OP, have you looked at the band switches on RF Parts?

https://www.rfparts.com/switches/switches-band.html

There is another website that had them for a little over $80/per wafer but I don't remember the name.  Should show up with a web search.

I think I poked around there before, but I am unfamiliar with the site layout.  Looks like a good resource though.

Relays that can handle voltages in the multi Kilovolt range are very large and very expensive.

Talk to this guy he custom makes wafer switches rated for 5 kilovolts. Plus he makes some of the best tuners in the U.S.
https://www.blueridgeamateurradio.com/misc-parts/wafer-switch

I really lusted after one of these tuners bit wanted multiple outputs. I found a TT 238B that does everything I need.
73,
Rob

This is only needed for the output side right?  The input band switching could be handled with the relays as they would only need to handle circa 100W from the exciter.  It's the rear wafer (which are still available, though limited) for the SB220 that handles stuff on the HV side.  
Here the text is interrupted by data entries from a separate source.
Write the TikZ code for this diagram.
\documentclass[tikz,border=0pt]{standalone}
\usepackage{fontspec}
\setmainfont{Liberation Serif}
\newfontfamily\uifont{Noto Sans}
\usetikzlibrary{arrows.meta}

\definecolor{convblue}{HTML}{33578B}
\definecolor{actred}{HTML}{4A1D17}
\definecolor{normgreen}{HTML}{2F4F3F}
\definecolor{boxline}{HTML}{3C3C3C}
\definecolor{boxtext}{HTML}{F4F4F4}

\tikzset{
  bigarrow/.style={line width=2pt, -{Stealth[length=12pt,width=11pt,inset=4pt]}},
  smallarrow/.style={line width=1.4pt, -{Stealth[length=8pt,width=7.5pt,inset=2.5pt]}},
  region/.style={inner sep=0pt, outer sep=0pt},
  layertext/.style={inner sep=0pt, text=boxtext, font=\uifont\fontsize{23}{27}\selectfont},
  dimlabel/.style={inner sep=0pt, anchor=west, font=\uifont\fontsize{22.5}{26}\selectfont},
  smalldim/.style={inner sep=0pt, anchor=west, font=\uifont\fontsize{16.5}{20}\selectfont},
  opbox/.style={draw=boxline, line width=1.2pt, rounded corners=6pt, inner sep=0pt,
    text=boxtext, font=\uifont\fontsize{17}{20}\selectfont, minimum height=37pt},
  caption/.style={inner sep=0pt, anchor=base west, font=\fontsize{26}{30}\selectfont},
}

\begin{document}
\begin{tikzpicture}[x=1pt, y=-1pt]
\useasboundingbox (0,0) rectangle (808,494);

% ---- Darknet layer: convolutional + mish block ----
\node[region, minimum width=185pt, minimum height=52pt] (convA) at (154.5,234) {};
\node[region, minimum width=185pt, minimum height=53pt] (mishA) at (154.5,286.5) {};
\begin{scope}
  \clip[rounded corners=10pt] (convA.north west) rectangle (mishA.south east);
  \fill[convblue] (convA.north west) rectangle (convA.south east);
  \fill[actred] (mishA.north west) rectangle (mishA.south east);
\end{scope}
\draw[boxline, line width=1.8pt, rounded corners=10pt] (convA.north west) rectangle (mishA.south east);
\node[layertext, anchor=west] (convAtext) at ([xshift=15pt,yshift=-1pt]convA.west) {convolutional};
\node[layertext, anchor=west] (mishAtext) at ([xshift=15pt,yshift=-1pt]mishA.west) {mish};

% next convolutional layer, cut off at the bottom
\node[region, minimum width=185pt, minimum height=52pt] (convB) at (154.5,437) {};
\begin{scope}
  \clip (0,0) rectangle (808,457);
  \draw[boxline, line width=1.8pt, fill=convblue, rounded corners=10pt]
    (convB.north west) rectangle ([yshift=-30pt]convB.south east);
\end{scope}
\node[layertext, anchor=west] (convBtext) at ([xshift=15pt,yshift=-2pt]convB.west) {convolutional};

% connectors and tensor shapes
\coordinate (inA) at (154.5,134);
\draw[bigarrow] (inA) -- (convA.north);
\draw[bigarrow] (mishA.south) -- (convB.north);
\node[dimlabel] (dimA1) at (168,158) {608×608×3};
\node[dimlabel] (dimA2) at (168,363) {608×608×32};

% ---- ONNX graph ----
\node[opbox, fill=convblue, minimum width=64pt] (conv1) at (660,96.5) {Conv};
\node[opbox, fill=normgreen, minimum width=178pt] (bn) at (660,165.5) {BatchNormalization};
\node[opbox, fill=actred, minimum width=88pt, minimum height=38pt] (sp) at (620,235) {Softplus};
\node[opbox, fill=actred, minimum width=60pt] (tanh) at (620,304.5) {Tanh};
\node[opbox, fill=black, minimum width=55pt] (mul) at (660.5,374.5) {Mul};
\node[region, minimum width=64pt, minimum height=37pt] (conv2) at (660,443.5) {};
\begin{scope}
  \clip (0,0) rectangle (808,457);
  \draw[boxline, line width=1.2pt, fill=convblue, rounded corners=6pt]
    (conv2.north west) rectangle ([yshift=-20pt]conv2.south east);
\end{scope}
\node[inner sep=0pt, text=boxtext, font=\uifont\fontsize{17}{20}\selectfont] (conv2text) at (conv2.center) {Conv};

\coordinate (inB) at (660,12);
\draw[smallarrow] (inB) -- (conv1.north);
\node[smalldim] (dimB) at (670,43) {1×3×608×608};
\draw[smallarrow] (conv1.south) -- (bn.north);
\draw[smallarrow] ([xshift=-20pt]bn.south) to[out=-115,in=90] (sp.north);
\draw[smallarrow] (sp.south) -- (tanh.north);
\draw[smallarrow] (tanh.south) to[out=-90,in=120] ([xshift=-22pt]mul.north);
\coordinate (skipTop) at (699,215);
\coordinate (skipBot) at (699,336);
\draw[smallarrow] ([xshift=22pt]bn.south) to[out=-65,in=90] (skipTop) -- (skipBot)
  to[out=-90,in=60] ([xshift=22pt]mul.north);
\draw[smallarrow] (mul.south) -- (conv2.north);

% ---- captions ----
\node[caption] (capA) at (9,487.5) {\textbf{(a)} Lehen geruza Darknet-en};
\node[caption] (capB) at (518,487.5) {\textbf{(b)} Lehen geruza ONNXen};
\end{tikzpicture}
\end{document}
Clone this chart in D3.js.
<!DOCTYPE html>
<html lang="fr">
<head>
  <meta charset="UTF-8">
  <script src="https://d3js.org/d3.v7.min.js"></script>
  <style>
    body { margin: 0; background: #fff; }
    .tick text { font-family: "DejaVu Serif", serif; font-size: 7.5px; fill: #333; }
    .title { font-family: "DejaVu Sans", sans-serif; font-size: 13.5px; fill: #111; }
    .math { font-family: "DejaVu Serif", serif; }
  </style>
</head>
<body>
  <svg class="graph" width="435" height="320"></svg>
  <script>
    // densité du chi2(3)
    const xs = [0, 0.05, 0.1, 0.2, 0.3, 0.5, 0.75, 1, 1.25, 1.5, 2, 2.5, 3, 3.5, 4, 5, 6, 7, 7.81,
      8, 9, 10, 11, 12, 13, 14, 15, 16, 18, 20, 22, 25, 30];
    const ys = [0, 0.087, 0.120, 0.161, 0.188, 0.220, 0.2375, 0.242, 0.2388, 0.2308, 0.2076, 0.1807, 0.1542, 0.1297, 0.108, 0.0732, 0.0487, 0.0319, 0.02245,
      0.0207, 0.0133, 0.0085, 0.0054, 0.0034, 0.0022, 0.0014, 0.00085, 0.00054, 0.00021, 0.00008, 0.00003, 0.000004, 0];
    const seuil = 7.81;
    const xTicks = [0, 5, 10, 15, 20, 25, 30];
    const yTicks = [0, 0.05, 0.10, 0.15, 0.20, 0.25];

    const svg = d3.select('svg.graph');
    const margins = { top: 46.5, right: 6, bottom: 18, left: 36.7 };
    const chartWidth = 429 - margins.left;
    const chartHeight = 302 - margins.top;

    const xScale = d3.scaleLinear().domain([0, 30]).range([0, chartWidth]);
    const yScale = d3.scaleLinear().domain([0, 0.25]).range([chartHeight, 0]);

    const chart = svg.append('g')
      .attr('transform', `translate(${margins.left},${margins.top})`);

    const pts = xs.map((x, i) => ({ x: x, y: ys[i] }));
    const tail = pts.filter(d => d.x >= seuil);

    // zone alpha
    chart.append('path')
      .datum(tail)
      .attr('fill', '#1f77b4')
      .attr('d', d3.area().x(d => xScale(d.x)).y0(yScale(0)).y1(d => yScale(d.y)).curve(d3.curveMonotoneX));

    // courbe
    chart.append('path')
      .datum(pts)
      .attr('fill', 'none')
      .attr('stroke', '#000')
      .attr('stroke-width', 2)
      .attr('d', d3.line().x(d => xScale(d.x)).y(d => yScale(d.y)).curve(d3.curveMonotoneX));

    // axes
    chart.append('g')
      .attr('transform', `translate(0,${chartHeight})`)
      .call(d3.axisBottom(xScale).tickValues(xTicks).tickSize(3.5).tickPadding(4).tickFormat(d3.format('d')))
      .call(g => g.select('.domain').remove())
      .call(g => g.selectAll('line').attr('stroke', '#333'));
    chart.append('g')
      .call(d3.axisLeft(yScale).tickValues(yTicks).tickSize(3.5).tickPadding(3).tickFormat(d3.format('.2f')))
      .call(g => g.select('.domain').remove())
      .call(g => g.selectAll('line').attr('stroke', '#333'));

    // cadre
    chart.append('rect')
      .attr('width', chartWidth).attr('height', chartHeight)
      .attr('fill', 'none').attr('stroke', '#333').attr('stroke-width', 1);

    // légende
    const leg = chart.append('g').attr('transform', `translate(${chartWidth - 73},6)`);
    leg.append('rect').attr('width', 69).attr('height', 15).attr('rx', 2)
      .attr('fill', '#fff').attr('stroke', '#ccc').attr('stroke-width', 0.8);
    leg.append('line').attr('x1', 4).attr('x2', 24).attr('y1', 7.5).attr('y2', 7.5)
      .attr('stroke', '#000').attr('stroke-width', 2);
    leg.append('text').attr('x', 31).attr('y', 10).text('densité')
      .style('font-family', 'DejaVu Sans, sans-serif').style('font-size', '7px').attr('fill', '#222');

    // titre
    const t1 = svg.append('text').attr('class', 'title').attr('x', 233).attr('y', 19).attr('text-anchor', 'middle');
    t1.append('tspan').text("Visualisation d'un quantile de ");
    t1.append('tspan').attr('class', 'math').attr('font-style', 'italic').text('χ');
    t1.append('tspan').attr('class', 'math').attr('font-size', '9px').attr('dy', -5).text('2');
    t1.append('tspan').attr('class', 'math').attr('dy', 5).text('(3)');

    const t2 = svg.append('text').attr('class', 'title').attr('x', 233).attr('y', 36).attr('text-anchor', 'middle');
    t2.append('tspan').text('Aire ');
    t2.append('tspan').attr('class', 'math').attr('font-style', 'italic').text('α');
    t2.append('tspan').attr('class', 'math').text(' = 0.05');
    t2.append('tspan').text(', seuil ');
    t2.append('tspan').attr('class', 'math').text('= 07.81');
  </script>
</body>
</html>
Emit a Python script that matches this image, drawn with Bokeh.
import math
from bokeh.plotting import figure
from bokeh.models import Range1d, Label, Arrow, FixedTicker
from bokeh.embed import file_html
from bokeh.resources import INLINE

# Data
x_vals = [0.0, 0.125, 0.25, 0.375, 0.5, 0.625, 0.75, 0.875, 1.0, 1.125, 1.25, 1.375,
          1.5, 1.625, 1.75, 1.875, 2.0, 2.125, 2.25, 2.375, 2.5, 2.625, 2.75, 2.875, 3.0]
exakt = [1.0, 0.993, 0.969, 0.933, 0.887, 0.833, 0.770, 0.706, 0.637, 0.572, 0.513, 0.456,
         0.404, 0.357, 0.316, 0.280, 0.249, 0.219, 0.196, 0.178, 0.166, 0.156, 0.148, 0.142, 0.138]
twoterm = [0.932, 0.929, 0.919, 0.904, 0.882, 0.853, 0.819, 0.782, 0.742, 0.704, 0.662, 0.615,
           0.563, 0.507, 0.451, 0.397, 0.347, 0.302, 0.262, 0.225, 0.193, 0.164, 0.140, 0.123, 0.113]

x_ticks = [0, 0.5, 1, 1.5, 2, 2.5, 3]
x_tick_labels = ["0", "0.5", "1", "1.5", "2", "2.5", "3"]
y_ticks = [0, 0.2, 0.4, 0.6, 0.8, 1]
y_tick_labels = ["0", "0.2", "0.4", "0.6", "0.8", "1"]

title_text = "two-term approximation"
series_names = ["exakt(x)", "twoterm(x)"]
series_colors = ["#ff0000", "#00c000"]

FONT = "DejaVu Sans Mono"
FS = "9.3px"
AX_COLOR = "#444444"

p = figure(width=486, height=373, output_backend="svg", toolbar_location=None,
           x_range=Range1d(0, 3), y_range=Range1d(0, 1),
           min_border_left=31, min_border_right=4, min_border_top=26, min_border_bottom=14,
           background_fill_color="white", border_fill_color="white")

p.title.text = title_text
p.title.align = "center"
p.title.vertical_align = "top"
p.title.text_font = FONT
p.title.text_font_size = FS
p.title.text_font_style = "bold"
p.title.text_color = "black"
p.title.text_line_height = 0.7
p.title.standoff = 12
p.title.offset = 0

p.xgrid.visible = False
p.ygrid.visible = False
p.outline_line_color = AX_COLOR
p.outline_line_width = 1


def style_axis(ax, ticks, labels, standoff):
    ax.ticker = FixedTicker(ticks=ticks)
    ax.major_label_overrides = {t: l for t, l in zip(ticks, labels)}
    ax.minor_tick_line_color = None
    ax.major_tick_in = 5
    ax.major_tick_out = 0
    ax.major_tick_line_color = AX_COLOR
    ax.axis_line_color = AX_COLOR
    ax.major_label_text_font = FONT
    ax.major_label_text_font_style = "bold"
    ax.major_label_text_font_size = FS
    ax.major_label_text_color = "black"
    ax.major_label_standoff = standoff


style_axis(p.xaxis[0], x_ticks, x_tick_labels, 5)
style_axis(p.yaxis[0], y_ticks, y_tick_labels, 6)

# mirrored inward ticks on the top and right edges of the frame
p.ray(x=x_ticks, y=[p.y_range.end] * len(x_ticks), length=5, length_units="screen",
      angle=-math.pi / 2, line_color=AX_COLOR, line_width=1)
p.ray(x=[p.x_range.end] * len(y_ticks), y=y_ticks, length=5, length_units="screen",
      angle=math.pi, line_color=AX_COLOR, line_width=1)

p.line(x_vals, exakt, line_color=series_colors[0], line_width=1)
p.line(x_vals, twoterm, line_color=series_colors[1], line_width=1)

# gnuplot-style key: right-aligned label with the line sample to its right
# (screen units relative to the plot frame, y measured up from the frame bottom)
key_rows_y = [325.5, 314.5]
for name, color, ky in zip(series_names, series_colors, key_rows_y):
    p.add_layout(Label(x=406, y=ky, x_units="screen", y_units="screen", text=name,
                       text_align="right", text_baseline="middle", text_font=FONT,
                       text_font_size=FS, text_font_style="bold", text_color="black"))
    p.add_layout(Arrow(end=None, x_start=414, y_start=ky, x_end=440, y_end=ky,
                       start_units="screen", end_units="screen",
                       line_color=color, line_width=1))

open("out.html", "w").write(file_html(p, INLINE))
I really, really wish there was a cheap high temp 3D printer that would run glass-filled nylon great right out of the box.  I'm not am engineer though so I wouldn't know if glass-filled nylon wafers would be able to handle the voltage.  Still, it would be easy to make replacement wafers using 3D printing and laser cutting for the contacts.  You could probably get set up to make new band switches for around $10k or less, but it would take a long time to recoup your investment and you'd have to design them for multiple hard to find switches to get enough demand to make it worthwhile.  

I suspect if there was enough demand, there would already be someone filling this role.

Pull up the diagram of the heathkit and see what the voltages are on that switch. There is some high voltages from the power supply on that switch.

Looking at the schematic, unless I'm missing something (and I very well could be), it looks like only the rear wafer handles any kind of high voltage.  It really looks like all the input switching occurs on the front wafer.

Since there has been so many diagrams over the years let's reference a common diagram.
http://www.wedophones.com/Manuals/Scanners/Heathkit%20Schematic-SB-220_sch.pdf

What that diagram calls wafer2 has B+ voltage on it.

Wafer 1F handles the tuned input circuit. At most it only has 60 VDC on it.

Yeah that's what I'm seeing.  Wafer 2 in the amp is inside the tube chamber with the 2 big inductor, and the wire coming from wafer 2 and L7 heads down through the bottom of the chassis to the T/R relay.  So if I wanted to control band switching on the HV side using something other than the wafer, I'd need those expensive relays.  

The good news is that the wafer most likely to suffer arcing damage is going to the the rear (wafer 2) and that's the one that's still available through Harbach, albeit for $124.00.